— Start STORED DATA —

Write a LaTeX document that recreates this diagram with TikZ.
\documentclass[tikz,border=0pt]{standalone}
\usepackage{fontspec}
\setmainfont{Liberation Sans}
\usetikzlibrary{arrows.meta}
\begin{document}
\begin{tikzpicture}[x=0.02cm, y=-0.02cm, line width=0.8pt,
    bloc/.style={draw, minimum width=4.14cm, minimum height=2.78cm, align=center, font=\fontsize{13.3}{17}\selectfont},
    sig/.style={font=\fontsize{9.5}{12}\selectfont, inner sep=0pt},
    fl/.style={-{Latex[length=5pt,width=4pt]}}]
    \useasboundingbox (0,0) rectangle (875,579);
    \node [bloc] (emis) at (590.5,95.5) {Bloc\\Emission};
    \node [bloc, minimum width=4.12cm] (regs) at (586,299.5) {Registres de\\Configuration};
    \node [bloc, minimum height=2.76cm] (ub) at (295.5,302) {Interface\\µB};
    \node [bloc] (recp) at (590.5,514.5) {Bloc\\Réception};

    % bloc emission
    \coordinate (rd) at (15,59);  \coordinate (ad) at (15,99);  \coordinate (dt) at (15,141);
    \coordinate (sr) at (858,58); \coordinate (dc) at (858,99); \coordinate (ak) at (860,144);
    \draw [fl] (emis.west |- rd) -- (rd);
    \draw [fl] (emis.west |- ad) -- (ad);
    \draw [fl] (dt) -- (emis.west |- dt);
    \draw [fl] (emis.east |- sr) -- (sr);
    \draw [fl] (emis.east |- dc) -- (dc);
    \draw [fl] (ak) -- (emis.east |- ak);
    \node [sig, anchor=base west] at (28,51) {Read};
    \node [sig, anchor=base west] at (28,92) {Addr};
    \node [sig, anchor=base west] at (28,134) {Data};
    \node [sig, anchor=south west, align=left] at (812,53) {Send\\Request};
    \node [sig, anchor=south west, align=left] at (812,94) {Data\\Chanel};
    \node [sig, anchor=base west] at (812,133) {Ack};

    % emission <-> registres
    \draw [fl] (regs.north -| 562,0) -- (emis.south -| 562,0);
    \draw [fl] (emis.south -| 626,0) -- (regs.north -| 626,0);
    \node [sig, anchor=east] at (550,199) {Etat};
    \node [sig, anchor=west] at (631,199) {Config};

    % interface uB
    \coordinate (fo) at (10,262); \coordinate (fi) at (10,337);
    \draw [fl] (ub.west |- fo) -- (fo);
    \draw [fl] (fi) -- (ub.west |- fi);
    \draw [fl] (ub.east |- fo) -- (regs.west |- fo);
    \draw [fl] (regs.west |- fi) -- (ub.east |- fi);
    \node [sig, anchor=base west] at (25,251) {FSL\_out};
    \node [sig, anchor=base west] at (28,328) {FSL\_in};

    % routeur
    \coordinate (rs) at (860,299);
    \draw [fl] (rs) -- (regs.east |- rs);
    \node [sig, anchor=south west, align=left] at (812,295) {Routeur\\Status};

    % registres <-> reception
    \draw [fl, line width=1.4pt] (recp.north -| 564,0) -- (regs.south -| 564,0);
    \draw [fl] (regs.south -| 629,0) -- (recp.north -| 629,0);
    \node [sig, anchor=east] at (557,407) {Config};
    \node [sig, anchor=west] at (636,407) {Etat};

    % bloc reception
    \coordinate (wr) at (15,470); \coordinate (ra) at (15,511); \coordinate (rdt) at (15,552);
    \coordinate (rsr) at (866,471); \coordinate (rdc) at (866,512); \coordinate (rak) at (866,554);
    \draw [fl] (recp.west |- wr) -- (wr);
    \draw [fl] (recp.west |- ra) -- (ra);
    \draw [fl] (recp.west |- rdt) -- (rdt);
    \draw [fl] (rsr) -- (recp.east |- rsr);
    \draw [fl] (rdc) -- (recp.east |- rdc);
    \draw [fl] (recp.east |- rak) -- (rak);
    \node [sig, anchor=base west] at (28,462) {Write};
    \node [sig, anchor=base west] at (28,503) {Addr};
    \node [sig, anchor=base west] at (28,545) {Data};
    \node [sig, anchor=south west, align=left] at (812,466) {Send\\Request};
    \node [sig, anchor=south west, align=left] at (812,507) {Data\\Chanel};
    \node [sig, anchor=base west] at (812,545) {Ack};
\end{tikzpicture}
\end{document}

— End STORED DATA —

**WRITTEN REQUEST:**
Copy down the whole of the data above, matching it exactly.

**WRITTEN RESPONSE:**
Write a LaTeX document that recreates this diagram with TikZ.
\documentclass[tikz,border=0pt]{standalone}
\usepackage{fontspec}
\setmainfont{Liberation Sans}
\usetikzlibrary{arrows.meta}
\begin{document}
\begin{tikzpicture}[x=0.02cm, y=-0.02cm, line width=0.8pt,
    bloc/.style={draw, minimum width=4.14cm, minimum height=2.78cm, align=center, font=\fontsize{13.3}{17}\selectfont},
    sig/.style={font=\fontsize{9.5}{12}\selectfont, inner sep=0pt},
    fl/.style={-{Latex[length=5pt,width=4pt]}}]
    \useasboundingbox (0,0) rectangle (875,579);
    \node [bloc] (emis) at (590.5,95.5) {Bloc\\Emission};
    \node [bloc, minimum width=4.12cm] (regs) at (586,299.5) {Registres de\\Configuration};
    \node [bloc, minimum height=2.76cm] (ub) at (295.5,302) {Interface\\µB};
    \node [bloc] (recp) at (590.5,514.5) {Bloc\\Réception};

    % bloc emission
    \coordinate (rd) at (15,59);  \coordinate (ad) at (15,99);  \coordinate (dt) at (15,141);
    \coordinate (sr) at (858,58); \coordinate (dc) at (858,99); \coordinate (ak) at (860,144);
    \draw [fl] (emis.west |- rd) -- (rd);
    \draw [fl] (emis.west |- ad) -- (ad);
    \draw [fl] (dt) -- (emis.west |- dt);
    \draw [fl] (emis.east |- sr) -- (sr);
    \draw [fl] (emis.east |- dc) -- (dc);
    \draw [fl] (ak) -- (emis.east |- ak);
    \node [sig, anchor=base west] at (28,51) {Read};
    \node [sig, anchor=base west] at (28,92) {Addr};
    \node [sig, anchor=base west] at (28,134) {Data};
    \node [sig, anchor=south west, align=left] at (812,53) {Send\\Request};
    \node [sig, anchor=south west, align=left] at (812,94) {Data\\Chanel};
    \node [sig, anchor=base west] at (812,133) {Ack};

    % emission <-> registres
    \draw [fl] (regs.north -| 562,0) -- (emis.south -| 562,0);
    \draw [fl] (emis.south -| 626,0) -- (regs.north -| 626,0);
    \node [sig, anchor=east] at (550,199) {Etat};
    \node [sig, anchor=west] at (631,199) {Config};

    % interface uB
    \coordinate (fo) at (10,262); \coordinate (fi) at (10,337);
    \draw [fl] (ub.west |- fo) -- (fo);
    \draw [fl] (fi) -- (ub.west |- fi);
    \draw [fl] (ub.east |- fo) -- (regs.west |- fo);
    \draw [fl] (regs.west |- fi) -- (ub.east |- fi);
    \node [sig, anchor=base west] at (25,251) {FSL\_out};
    \node [sig, anchor=base west] at (28,328) {FSL\_in};

    % routeur
    \coordinate (rs) at (860,299);
    \draw [fl] (rs) -- (regs.east |- rs);
    \node [sig, anchor=south west, align=left] at (812,295) {Routeur\\Status};

    % registres <-> reception
    \draw [fl, line width=1.4pt] (recp.north -| 564,0) -- (regs.south -| 564,0);
    \draw [fl] (regs.south -| 629,0) -- (recp.north -| 629,0);
    \node [sig, anchor=east] at (557,407) {Config};
    \node [sig, anchor=west] at (636,407) {Etat};

    % bloc reception
    \coordinate (wr) at (15,470); \coordinate (ra) at (15,511); \coordinate (rdt) at (15,552);
    \coordinate (rsr) at (866,471); \coordinate (rdc) at (866,512); \coordinate (rak) at (866,554);
    \draw [fl] (recp.west |- wr) -- (wr);
    \draw [fl] (recp.west |- ra) -- (ra);
    \draw [fl] (recp.west |- rdt) -- (rdt);
    \draw [fl] (rsr) -- (recp.east |- rsr);
    \draw [fl] (rdc) -- (recp.east |- rdc);
    \draw [fl] (recp.east |- rak) -- (rak);
    \node [sig, anchor=base west] at (28,462) {Write};
    \node [sig, anchor=base west] at (28,503) {Addr};
    \node [sig, anchor=base west] at (28,545) {Data};
    \node [sig, anchor=south west, align=left] at (812,466) {Send\\Request};
    \node [sig, anchor=south west, align=left] at (812,507) {Data\\Chanel};
    \node [sig, anchor=base west] at (812,545) {Ack};
\end{tikzpicture}
\end{document}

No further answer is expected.